Directive - Repeat everything from the first line of the listing below through the line that contains "0.0280, 0.0282, 0.0283, 0.0300, 0.0300, 0.0305, 0.0332, 0.0366]", exactly. Leave out pictures.
▼▼▼
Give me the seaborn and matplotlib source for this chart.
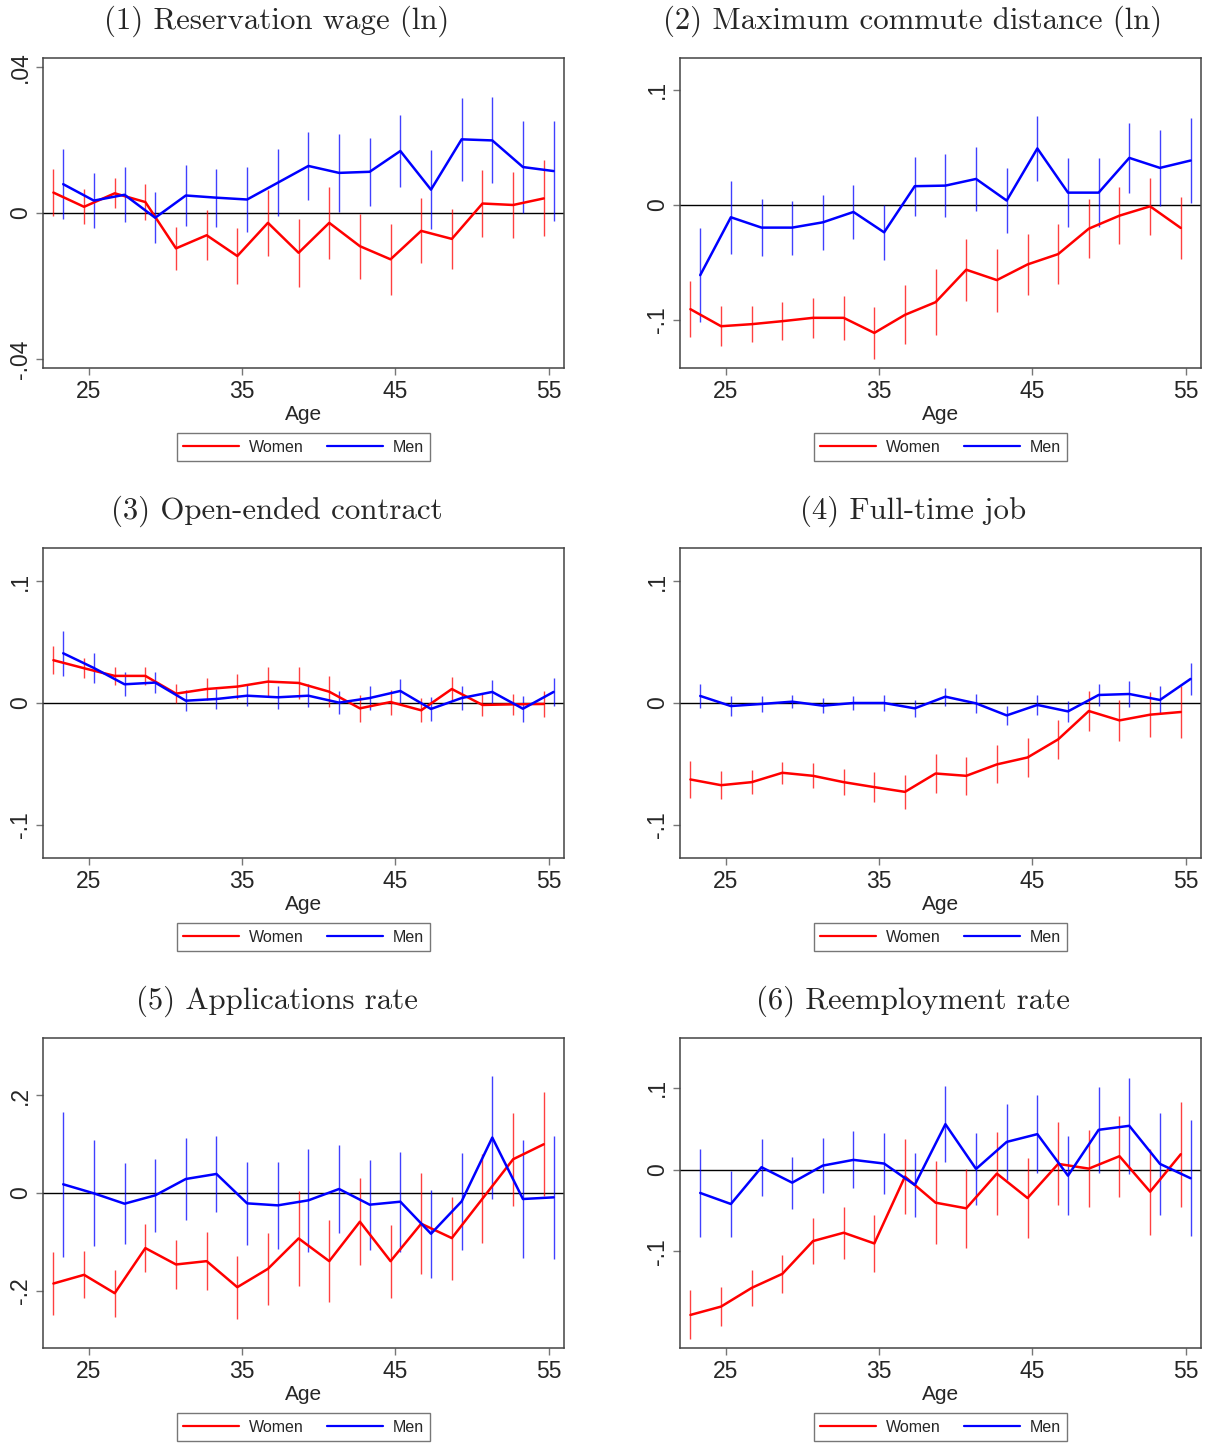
import numpy as np
import pandas as pd
import matplotlib
matplotlib.use("Agg")
import matplotlib.pyplot as plt
from matplotlib.lines import Line2D
import seaborn as sns

# ---------------- data ----------------
ages = list(range(23, 56, 2))

titles = ["(1) Reservation wage (ln)", "(2) Maximum commute distance (ln)",
          "(3) Open-ended contract", "(4) Full-time job",
          "(5) Applications rate", "(6) Reemployment rate"]

# Panel 1
women_p1 = [0.0056, 0.0017, 0.0054, 0.0030, -0.0097, -0.0061, -0.0118, -0.0027, -0.0109,
            -0.0027, -0.0091, -0.0127, -0.0049, -0.0071, 0.0026, 0.0022, 0.0040]
women_ci_p1 = [0.0064, 0.0048, 0.0041, 0.0049, 0.0059, 0.0069, 0.0078, 0.0091, 0.0093,
               0.0098, 0.0089, 0.0098, 0.0089, 0.0083, 0.0092, 0.0090, 0.0104]
men_p1 = [0.0079, 0.0034, 0.0050, -0.0013, 0.0048, 0.0042, 0.0037, 0.0083, 0.0129,
          0.0110, 0.0113, 0.0170, 0.0064, 0.0202, 0.0199, 0.0126, 0.0115]
men_ci_p1 = [0.0096, 0.0075, 0.0075, 0.0070, 0.0083, 0.0080, 0.0089, 0.0092, 0.0093,
             0.0107, 0.0094, 0.0099, 0.0109, 0.0114, 0.0118, 0.0125, 0.0138]

# Panel 2
women_p2 = [-0.0906, -0.1054, -0.1036, -0.1010, -0.0981, -0.0981, -0.1112, -0.0955, -0.0845,
            -0.0563, -0.0653, -0.0517, -0.0427, -0.0206, -0.0093, -0.0012, -0.0200]
women_ci_p2 = [0.0245, 0.0174, 0.0155, 0.0164, 0.0174, 0.0192, 0.0226, 0.0257, 0.0287,
               0.0270, 0.0274, 0.0264, 0.0263, 0.0254, 0.0248, 0.0248, 0.0270]
men_p2 = [-0.0610, -0.0107, -0.0197, -0.0197, -0.0151, -0.0061, -0.0238, 0.0163, 0.0168,
          0.0226, 0.0038, 0.0491, 0.0107, 0.0107, 0.0409, 0.0322, 0.0386]
men_ci_p2 = [0.0408, 0.0319, 0.0250, 0.0235, 0.0238, 0.0232, 0.0241, 0.0255, 0.0277,
             0.0280, 0.0282, 0.0283, 0.0300, 0.0300, 0.0305, 0.0332, 0.0366]

# Panel 3
women_p3 = [0.0352, 0.0286, 0.0223, 0.0223, 0.0077, 0.0115, 0.0135, 0.0176, 0.0165,
            0.0093, -0.0044, 0.0008, -0.0060, 0.0115, -0.0016, -0.0011, -0.0008]
women_ci_p3 = [0.0113, 0.0082, 0.0074, 0.0077, 0.0077, 0.0088, 0.0102, 0.0120, 0.0130,
               0.0126, 0.0109, 0.0103, 0.0098, 0.0102, 0.0091, 0.0089, 0.0109]
men_p3 = [0.0409, 0.0288, 0.0154, 0.0168, 0.0019, 0.0033, 0.0060, 0.0047, 0.0060,
          0.0003, 0.0041, 0.0099, -0.0049, 0.0041, 0.0091, -0.0047, 0.0091]
men_ci_p3 = [0.0185, 0.0121, 0.0098, 0.0085, 0.0088, 0.0085, 0.0085, 0.0093, 0.0095,
             0.0095, 0.0095, 0.0099, 0.0096, 0.0100, 0.0100, 0.0107, 0.0118]

# Panel 4
women_p4 = [-0.0629, -0.0676, -0.0651, -0.0574, -0.0599, -0.0651, -0.0692, -0.0731, -0.0580,
            -0.0599, -0.0505, -0.0448, -0.0299, -0.0066, -0.0143, -0.0096, -0.0074]
women_ci_p4 = [0.0151, 0.0113, 0.0096, 0.0092, 0.0102, 0.0106, 0.0121, 0.0137, 0.0159,
               0.0158, 0.0157, 0.0163, 0.0163, 0.0166, 0.0169, 0.0185, 0.0214]
men_p4 = [0.0058, -0.0025, -0.0008, 0.0011, -0.0022, 0.0000, 0.0000, -0.0044, 0.0052,
          -0.0003, -0.0102, -0.0016, -0.0069, 0.0066, 0.0074, 0.0025, 0.0198]
men_ci_p4 = [0.0100, 0.0082, 0.0066, 0.0056, 0.0060, 0.0059, 0.0062, 0.0070, 0.0074,
             0.0080, 0.0080, 0.0084, 0.0085, 0.0093, 0.0103, 0.0114, 0.0132]

# Panel 5
women_p5 = [-0.1853, -0.1675, -0.2051, -0.1128, -0.1463, -0.1395, -0.1928, -0.1552, -0.0930,
            -0.1395, -0.0588, -0.1395, -0.0629, -0.0923, -0.0116, 0.0691, 0.0998]
women_ci_p5 = [0.0643, 0.0479, 0.0482, 0.0492, 0.0506, 0.0588, 0.0646, 0.0738, 0.0968,
               0.0845, 0.0886, 0.0749, 0.1029, 0.0848, 0.0916, 0.0951, 0.1060]
men_p5 = [0.0178, -0.0007, -0.0219, -0.0048, 0.0287, 0.0390, -0.0212, -0.0253, -0.0150,
          0.0082, -0.0239, -0.0178, -0.0834, -0.0171, 0.1135, -0.0123, -0.0089]
men_ci_p5 = [0.1480, 0.1084, 0.0831, 0.0745, 0.0834, 0.0773, 0.0844, 0.0892, 0.1056,
             0.0906, 0.0923, 0.1022, 0.0896, 0.0988, 0.1258, 0.1217, 0.1258]

# Panel 6
women_p6 = [-0.1779, -0.1677, -0.1448, -0.1276, -0.0875, -0.0773, -0.0904, -0.0086, -0.0405,
            -0.0474, -0.0049, -0.0348, 0.0070, 0.0012, 0.0164, -0.0270, 0.0188]
women_ci_p6 = [0.0299, 0.0235, 0.0219, 0.0231, 0.0278, 0.0317, 0.0348, 0.0462, 0.0511,
               0.0483, 0.0507, 0.0487, 0.0509, 0.0470, 0.0495, 0.0526, 0.0642]
men_p6 = [-0.0286, -0.0421, 0.0029, -0.0160, 0.0049, 0.0119, 0.0074, -0.0188, 0.0556,
          0.0008, 0.0339, 0.0434, -0.0074, 0.0487, 0.0536, 0.0070, -0.0106]
men_ci_p6 = [0.0538, 0.0403, 0.0350, 0.0319, 0.0339, 0.0348, 0.0374, 0.0393, 0.0466,
             0.0436, 0.0464, 0.0476, 0.0487, 0.0530, 0.0587, 0.0622, 0.0710]

xticks = [25, 35, 45, 55]
yticks_p1 = [-0.04, 0, 0.04]; yticklabels_p1 = ["-.04", "0", ".04"]
yticks_p10 = [-0.1, 0, 0.1]; yticklabels_p10 = ["-.1", "0", ".1"]
yticks_p20 = [-0.2, 0, 0.2]; yticklabels_p20 = ["-.2", "0", ".2"]

ylims = [(-0.0425, 0.0425), (-0.1417, 0.1277), (-0.1275, 0.1275),
         (-0.1275, 0.1275), (-0.3173, 0.3173), (-0.2184, 0.1611)]

panels = [
    (women_p1, women_ci_p1, men_p1, men_ci_p1, yticks_p1, yticklabels_p1),
    (women_p2, women_ci_p2, men_p2, men_ci_p2, yticks_p10, yticklabels_p10),
    (women_p3, women_ci_p3, men_p3, men_ci_p3, yticks_p10, yticklabels_p10),
    (women_p4, women_ci_p4, men_p4, men_ci_p4, yticks_p10, yticklabels_p10),
    (women_p5, women_ci_p5, men_p5, men_ci_p5, yticks_p20, yticklabels_p20),
    (women_p6, women_ci_p6, men_p6, men_ci_p6, yticks_p10, yticklabels_p10),
]

# ---------------- style ----------------
sns.set_theme(style="white")
plt.rcParams["font.family"] = ["Liberation Sans", "DejaVu Sans"]
palette = {"Women": "#ff0000", "Men": "#0000ff"}
offset = 0.32

W, H = 1211, 1443
fig = plt.figure(figsize=(W / 100, H / 100), dpi=100)

col_left = [43, 680]
row_top = [58, 548, 1038]
ax_w, ax_h = 521, 310
title_x = [276.5, 913]

for i, (w, wci, m, mci, yt, ytl) in enumerate(panels):
    r, c = divmod(i, 2)
    left = col_left[c] / W
    bottom = 1 - (row_top[r] + ax_h) / H
    ax = fig.add_axes([left, bottom, ax_w / W, ax_h / H])

    df = pd.DataFrame({
        "age": [a - offset for a in ages] + [a + offset for a in ages],
        "coef": list(w) + list(m),
        "ci": list(wci) + list(mci),
        "sex": ["Women"] * len(ages) + ["Men"] * len(ages),
    })
    df["lo"] = df["coef"] - df["ci"]
    df["hi"] = df["coef"] + df["ci"]

    ax.axhline(0, color="black", lw=1.0, zorder=1)
    for sex in ["Women", "Men"]:
        d = df[df["sex"] == sex]
        ax.vlines(d["age"], d["lo"], d["hi"], color=palette[sex], lw=1.0, alpha=0.75, zorder=2)
    sns.lineplot(data=df, x="age", y="coef", hue="sex", hue_order=["Women", "Men"],
                 palette=palette, estimator=None, errorbar=None, sort=True,
                 lw=1.8, legend=False, ax=ax, zorder=3)

    ax.set_xlim(22, 56)
    ax.set_ylim(*ylims[i])
    ax.set_xticks(xticks)
    ax.set_xticklabels([str(t) for t in xticks], fontsize=16.5)
    ax.set_yticks(yt)
    ax.set_yticklabels(ytl, fontsize=16.5, rotation=90, va="center")
    ax.tick_params(axis="both", which="major", direction="out", length=5, width=1,
                   color="#777777", left=True, bottom=True, pad=4)
    ax.tick_params(axis="y", pad=3)
    for s in ax.spines.values():
        s.set_color("#444444")
        s.set_linewidth(1.1)
        s.set_visible(True)
    ax.set_xlabel("Age", fontsize=15, labelpad=1)
    ax.set_ylabel("")

    handles = [Line2D([], [], color=palette["Women"], lw=1.6),
               Line2D([], [], color=palette["Men"], lw=1.6)]
    leg = ax.legend(handles, ["Women", "Men"], loc="upper center",
                    bbox_to_anchor=(0.5, -0.2097), ncol=2, fontsize=11.5,
                    frameon=True, fancybox=False, handlelength=3.5,
                    handletextpad=0.6, columnspacing=1.45, borderpad=0.42,
                    borderaxespad=0)
    leg.get_frame().set_edgecolor("#555555")
    leg.get_frame().set_linewidth(1.0)

    fig.text(title_x[c] / W, 1 - (row_top[r] - 37) / H, titles[i],
             fontfamily="cmr10", fontsize=22.2, ha="center", va="center")

fig.savefig("out.png", dpi=100, facecolor="white")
▲▲▲
Response for this exercise -
Give me the seaborn and matplotlib source for this chart.
import numpy as np
import pandas as pd
import matplotlib
matplotlib.use("Agg")
import matplotlib.pyplot as plt
from matplotlib.lines import Line2D
import seaborn as sns

# ---------------- data ----------------
ages = list(range(23, 56, 2))

titles = ["(1) Reservation wage (ln)", "(2) Maximum commute distance (ln)",
          "(3) Open-ended contract", "(4) Full-time job",
          "(5) Applications rate", "(6) Reemployment rate"]

# Panel 1
women_p1 = [0.0056, 0.0017, 0.0054, 0.0030, -0.0097, -0.0061, -0.0118, -0.0027, -0.0109,
            -0.0027, -0.0091, -0.0127, -0.0049, -0.0071, 0.0026, 0.0022, 0.0040]
women_ci_p1 = [0.0064, 0.0048, 0.0041, 0.0049, 0.0059, 0.0069, 0.0078, 0.0091, 0.0093,
               0.0098, 0.0089, 0.0098, 0.0089, 0.0083, 0.0092, 0.0090, 0.0104]
men_p1 = [0.0079, 0.0034, 0.0050, -0.0013, 0.0048, 0.0042, 0.0037, 0.0083, 0.0129,
          0.0110, 0.0113, 0.0170, 0.0064, 0.0202, 0.0199, 0.0126, 0.0115]
men_ci_p1 = [0.0096, 0.0075, 0.0075, 0.0070, 0.0083, 0.0080, 0.0089, 0.0092, 0.0093,
             0.0107, 0.0094, 0.0099, 0.0109, 0.0114, 0.0118, 0.0125, 0.0138]

# Panel 2
women_p2 = [-0.0906, -0.1054, -0.1036, -0.1010, -0.0981, -0.0981, -0.1112, -0.0955, -0.0845,
            -0.0563, -0.0653, -0.0517, -0.0427, -0.0206, -0.0093, -0.0012, -0.0200]
women_ci_p2 = [0.0245, 0.0174, 0.0155, 0.0164, 0.0174, 0.0192, 0.0226, 0.0257, 0.0287,
               0.0270, 0.0274, 0.0264, 0.0263, 0.0254, 0.0248, 0.0248, 0.0270]
men_p2 = [-0.0610, -0.0107, -0.0197, -0.0197, -0.0151, -0.0061, -0.0238, 0.0163, 0.0168,
          0.0226, 0.0038, 0.0491, 0.0107, 0.0107, 0.0409, 0.0322, 0.0386]
men_ci_p2 = [0.0408, 0.0319, 0.0250, 0.0235, 0.0238, 0.0232, 0.0241, 0.0255, 0.0277,
             0.0280, 0.0282, 0.0283, 0.0300, 0.0300, 0.0305, 0.0332, 0.0366]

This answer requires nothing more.